How will this startup streamline daily commutes for students?
Parents can now track their children as they ride on the private school bus with MyBusMate. How does it work?By Elaine Huang 29 Apr, 2014
My mother was a huge proponent of the school bus service. When I was in primary one, my father argued that we didn’t have to spend the extra money on such commutes, since I could simply “walk to school” alone. The school was only three crossings away, he said. My mother disagreed. She raised the point that I would get drenched when it poured. She won.
During those days, my mother would wait for me to get back from school via the private bus service. It was only when I was in primary three that I stopped taking the school bus. It was getting too expensive.
It never once hit me that my mother would have no idea if the bus was stuck in a jam, or had gotten into an accident. Imagine waiting for 20 minutes, and wondering if something had happened to your child. Back then, there would have been no way to track the bus, or inform the driver that I was sick and will not be attending school on the very day itself.
I only realised how important this issue is for parents when I talked to Geoff Boneham, Noel Chetty and Allyson Boneham, the three Co-founders of Singapore-based real-time tracking solution for school buses, MyBusMate.
The product available on App Store and Google Play, which went live today, allows all parties — transport companies, parents and schools — to communicate through a customised app that works on smart devices, with the school’s dashboard being a web-based interface. In addition, parents can receive push notifications when their bus is in the vicinity, and look at a shared calendar which displays, for example, half-days and non-school days.
The idea came as an epiphany, according to Geoff, who had to wait for his son, Mitchell, to come home from school one afternoon. “I was a bit cranky. I said, “There has got to be a better way!” Communication is always hard. They’re all on the road. I said that there should be an app for this,” recounted the CEO.
While Geoff had previously come up with some brilliant ideas which never quite saw the light of day, this one was significantly different. His wife, Allyson, kept pushing him to build a team, which included bringing Noel, the CTO, on board.
“In the past,” he said, “where we see other startups fail is when they try to do everything by themselves.” It is important to define roles and responsibilities, leverage expertise of each team member, and understand individual strengths and weaknesses.
Local, international, and cross-border
At the moment, the company has tested its system with international schools in Singapore and Malaysia.
“We’ve completed live trials with a number of schools in Singapore,” said Geoff, “predominantly international schools, but we see an interest from local schools as well.” In total, they are on-boarding 12 schools, with a number of others that are about to commence a trial. “By the end of May, we expect to keep watch over 1,000 children on buses equipped with MyBusMate in Singapore and Malaysia,” he said.

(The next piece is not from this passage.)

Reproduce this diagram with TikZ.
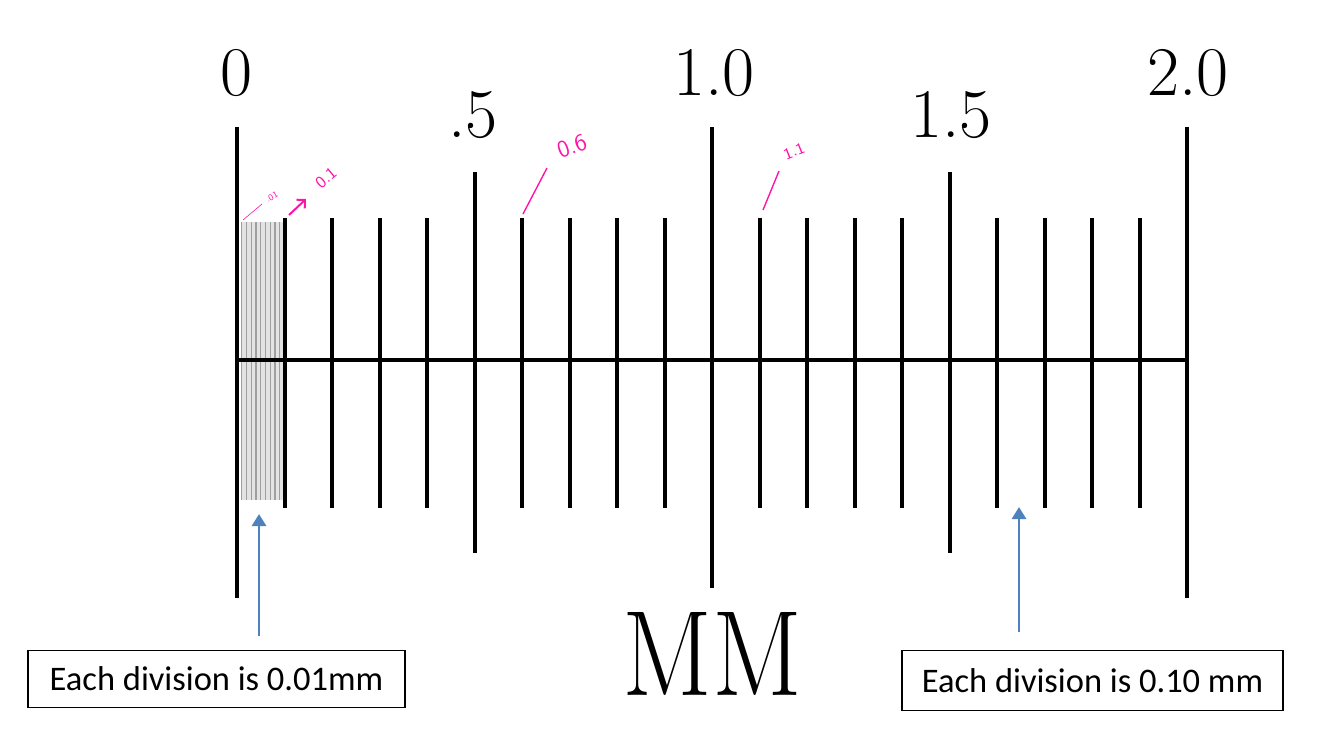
\documentclass[tikz,border=0pt]{standalone}
\usepackage{fontspec}
\newfontfamily\boxfont{Carlito}
\usetikzlibrary{arrows.meta}

\definecolor{inkpink}{RGB}{255,20,170}
\definecolor{notearrow}{RGB}{79,129,189}

\tikzset{
  tick/.style={line width=2bp},
  fine/.style={gray!75, line width=0.7bp},
  scalelbl/.style={font=\fontsize{35}{40}\selectfont, anchor=base, inner sep=0pt},
  notebox/.style={draw, line width=0.8bp, font=\boxfont\fontsize{17.3}{20}\selectfont, inner sep=0pt},
  ink/.style={inkpink, line width=0.7bp},
  inktext/.style={inkpink, font=\sffamily, inner sep=0pt}
}

\begin{document}
\begin{tikzpicture}[x=0.5bp, y=-0.5bp, >={Triangle[width=7bp,length=6bp]}]

	\useasboundingbox (0,0) rectangle (1331,739);

	\def\xo{237}  % position of 0
	\def\du{47.5} % one tenth of a mm

	% fine divisions
	\fill[gray!22] (241,222) rectangle (284,500);
	\foreach \i in {1,...,9}
		\draw[fine] ({\xo+\i*\du/10},222) -- ({\xo+\i*\du/10},500);

	% tenth ticks
	\foreach \i in {1,2,3,4,6,7,8,9,11,12,13,14,16,17,18,19}
		\draw[tick] ({\xo+\i*\du},218) -- ({\xo+\i*\du},508);

	% half ticks
	\draw[tick] ({\xo+5*\du},172) -- ({\xo+5*\du},553);
	\draw[tick] ({\xo+15*\du},172) -- ({\xo+15*\du},553);

	% whole ticks
	\draw[tick] (\xo,127) -- (\xo,598);
	\draw[tick] ({\xo+10*\du},127) -- ({\xo+10*\du},588);
	\draw[tick] ({\xo+20*\du},127) -- ({\xo+20*\du},598);

	% base line
	\draw[tick] (\xo,360) -- ({\xo+20*\du},360);

	% scale labels
	\node[scalelbl] (lblzero) at (237,95) {0};
	\node[scalelbl] (lblhalf) at (473,137) {.5};
	\node[scalelbl] (lblone) at (714,95) {1.0};
	\node[scalelbl] (lblonehalf) at (951,137) {1.5};
	\node[scalelbl] (lbltwo) at (1188,95) {2.0};

	\node[anchor=base, inner sep=0pt, xscale=0.87,
		font=\fontsize{61}{64}\selectfont] (unit) at (712,695) {MM};

	% note boxes
	\node[notebox, minimum width=188.5bp, minimum height=28.5bp]
		(finebox) at (216.5,679) {Each division is 0.01mm};
	\node[notebox, minimum width=190.5bp, minimum height=30bp]
		(tenthbox) at (1092.5,680.5) {Each division is 0.10 mm};

	% arrows to the divisions
	\coordinate (finefoot) at (259,636);
	\coordinate (finetip) at (259,514);
	\coordinate (tenthfoot) at (1019,632);
	\coordinate (tenthtip) at (1019,507);
	\draw[->, notearrow, line width=1.4bp] (finefoot) -- (finetip);
	\draw[->, notearrow, line width=1.4bp] (tenthfoot) -- (tenthtip);

	% pink notes
	\draw[ink, line width=0.3bp] (243,220) -- (262,204);
	\node[inktext, rotate=30, font=\sffamily\fontsize{4.5}{5}\selectfont]
		(notehund) at (272,197) {.01};
	\draw[ink, ->, line width=1bp, >={Straight Barb[length=3bp]}] (289,215) -- (306,199);
	\node[inktext, rotate=40, font=\sffamily\fontsize{8.5}{10}\selectfont]
		(notetenth) at (326,178) {0.1};
	\draw[ink] (523,214) -- (547,168);
	\node[inktext, rotate=20, font=\sffamily\fontsize{12}{14}\selectfont]
		(notesix) at (572,146) {0.6};
	\draw[ink] (763,210) -- (779,171);
	\node[inktext, rotate=22, font=\sffamily\fontsize{8}{10}\selectfont]
		(noteeleven) at (794,151) {1.1};

\end{tikzpicture}
\end{document}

He explained, “Singapore is where we live, and we love being in Singapore, so our first focus is to get this out to as many schools and school children as we can.” Furthermore, interest has been coming from markets such as Australia and India, where MyBusMate isn’t active in.
As for the money
“We understood very quickly that bus companies aren’t in the business of developing technologies. … We weren’t sure about the pricing model. It’s not always the case that the people benefitting most are (the ones who would pay),” said Geoff.
According to an official statement, MyBusMate is free for parents, and has a flexible pricing model for schools, which varies according to the number of students and variables.
At the moment, the business has been self-funded, but Geoff said that they have taken on an investor who saw the need for parents to keep track of their children’s commutes. He added that the company welcomes discussions with potential investors.